В то же время рисование придуманных одежд почти не требовало того, чтобы смотреть на модель, а значит, Джулиано мог сколько угодно разговаривать с Дракулой и играть с ним в шашки! Конечно, ученик пользовался этой возможностью, пока учитель, краем уха прислушиваясь к тому, что происходит в комнате, сосредоточенно трудился и что-то напевал себе под нос.
Наверное, другой мастер, рисуя нечто несуществующее, мог бы совсем перестать наведываться в башню или даже уехать из Вышеграда, но Джулиано знал, что его учитель, уже привыкший работать в определённом месте и в определённое время, никогда не согласится на отъезд. С годами привычка значила для старика всё больше. Он начинал зависеть от обстановки, в которой создавалась та или иная картина, а если условия менялись, это приводило к большому перерыву в работе. К тому же учителю по окончании рисования одежд снова потребовалось бы взглянуть на модель, чтобы убедиться в том, что в изображении лица ничего не упущено.
«Раз уж так сложилось, значит, меня ждут развлечения», – думал ученик придворного живописца, ставя на столе в комнате узника шашечную доску, а узник, наблюдая за приготовлениями к игре, наверное, думал о том же.

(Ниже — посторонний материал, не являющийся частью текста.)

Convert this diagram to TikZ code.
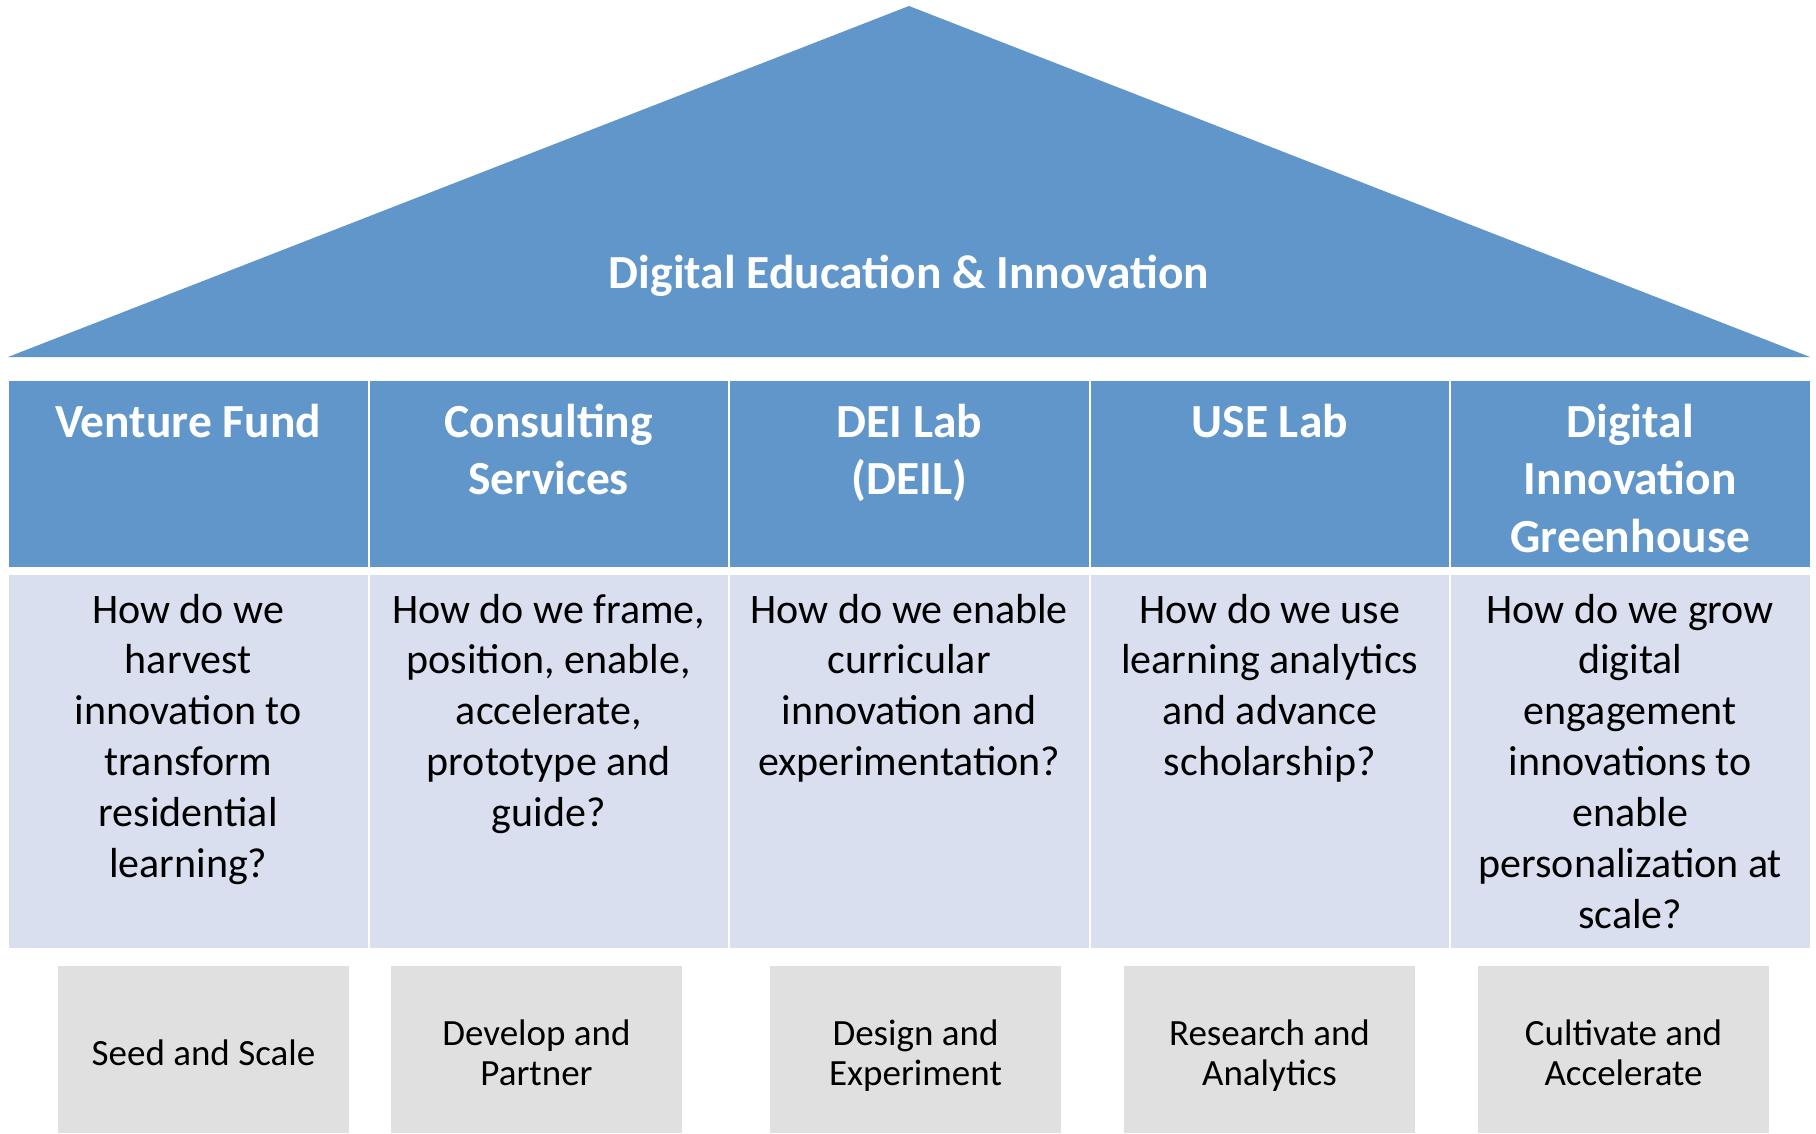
\documentclass[tikz,border=0pt]{standalone}
\usepackage{fontspec}
\setmainfont{Carlito}
\definecolor{roofblue}{HTML}{6096C9}
\definecolor{bodyblue}{HTML}{D9DFEE}
\definecolor{boxgrey}{HTML}{E0E0E0}
\newcommand\mycell[2]{\parbox[t]{#1}{\centering #2}}
\begin{document}
\begin{tikzpicture}[x=1pt,y=-1pt,
  headcell/.style={fill=roofblue, draw=none, inner sep=0pt, outer sep=0pt, anchor=north west, minimum width=358.5pt, minimum height=186pt},
  bodycell/.style={fill=bodyblue, draw=none, inner sep=0pt, outer sep=0pt, anchor=north west, minimum width=358.5pt, minimum height=373pt},
  greybox/.style={fill=boxgrey, draw=none, inner sep=0pt, outer sep=0pt, anchor=north west, minimum width=291pt, minimum height=167pt},
  headtxt/.style={anchor=base, inner sep=0pt, text=white, font=\bfseries\fontsize{47.5}{57.5}\selectfont},
  bodytxt/.style={anchor=base, inner sep=0pt, text=black, font=\fontsize{42}{50.9}\selectfont},
  boxtxt/.style={anchor=base, inner sep=0pt, text=black, font=\fontsize{37}{40}\selectfont},
  titletxt/.style={anchor=base, inner sep=0pt, text=white, font=\bfseries\fontsize{47.5}{57.5}\selectfont}]
\useasboundingbox (0,0) rectangle (1816,1133);
\fill[white] (0,0) rectangle (1816,1133);
% roof
\fill[roofblue] (909,6) -- (1810,357) -- (8,357) -- cycle;
\node[titletxt] (title) at (909,288) {Digital Education \& Innovation};
% header cells
\node[headcell] (h1) at (9,381) {};
\node[headcell] (h2) at (369.5,381) {};
\node[headcell] (h3) at (730,381) {};
\node[headcell] (h4) at (1090.5,381) {};
\node[headcell] (h5) at (1451,381) {};
% body cells
\node[bodycell] (b1) at (9,575) {};
\node[bodycell] (b2) at (369.5,575) {};
\node[bodycell] (b3) at (730,575) {};
\node[bodycell] (b4) at (1090.5,575) {};
\node[bodycell] (b5) at (1451,575) {};
% header texts
\node[headtxt] (ht1) at (188.25,437) {\mycell{350pt}{Venture Fund}};
\node[headtxt] (ht2) at (548.75,437) {\mycell{350pt}{Consulting\\Services}};
\node[headtxt] (ht3) at (909.25,437) {\mycell{350pt}{DEI Lab\\(DEIL)}};
\node[headtxt] (ht4) at (1269.75,437) {\mycell{350pt}{USE Lab}};
\node[headtxt] (ht5) at (1630.25,437) {\mycell{350pt}{Digital\\Innovation\\Greenhouse}};
% body texts
\node[bodytxt] (bt1) at (188.25,623) {\mycell{350pt}{How do we\\harvest\\innovation to\\transform\\residential\\learning?}};
\node[bodytxt] (bt2) at (548.75,623) {\mycell{350pt}{How do we frame,\\position, enable,\\accelerate,\\prototype and\\guide?}};
\node[bodytxt] (bt3) at (909.25,623) {\mycell{350pt}{How do we enable\\curricular\\innovation and\\experimentation?}};
\node[bodytxt] (bt4) at (1269.75,623) {\mycell{350pt}{How do we use\\learning analytics\\and advance\\scholarship?}};
\node[bodytxt] (bt5) at (1630.25,623) {\mycell{350pt}{How do we grow\\digital\\engagement\\innovations to\\enable\\personalization at\\scale?}};
% grey boxes
\node[greybox] (g1) at (58,966) {};
\node[greybox] (g2) at (391,966) {};
\node[greybox] (g3) at (770,966) {};
\node[greybox] (g4) at (1124,966) {};
\node[greybox] (g5) at (1478,966) {};
\node[boxtxt] (gt1) at (203.5,1065) {\mycell{285pt}{Seed and Scale}};
\node[boxtxt] (gt2) at (536.5,1045) {\mycell{285pt}{Develop and\\Partner}};
\node[boxtxt] (gt3) at (915.5,1045) {\mycell{285pt}{Design and\\Experiment}};
\node[boxtxt] (gt4) at (1269.5,1045) {\mycell{285pt}{Research and\\Analytics}};
\node[boxtxt] (gt5) at (1623.5,1045) {\mycell{285pt}{Cultivate and\\Accelerate}};
\end{tikzpicture}
\end{document}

Во время игры Дракула сидел в кресле, будто на троне, положив руки на подлокотники, и смотрел прямо перед собой. Когда требовалось сделать ход, заключённый вытягивал руку в величественном жесте и указательным пальцем передвигал ту или другую фишку. Если же требовалось бить, узник чуть наклонялся вперёд, и фишка в его руке прыгала с клетки на клетку.
Когда битыми оказывались сразу несколько фишек противника, Дракула не мог сдержать довольной улыбки, будто говоря: «Я всё ещё не разучился мыслить, как полководец». Казалось, в такие минуты к нему даже возвращалась горделивая осанка, и тогда Джулиано невольно вспоминал, что видит перед собой кузена Его Величества, то есть человека, хоть и лишённого власти, но по положению почти равного королю.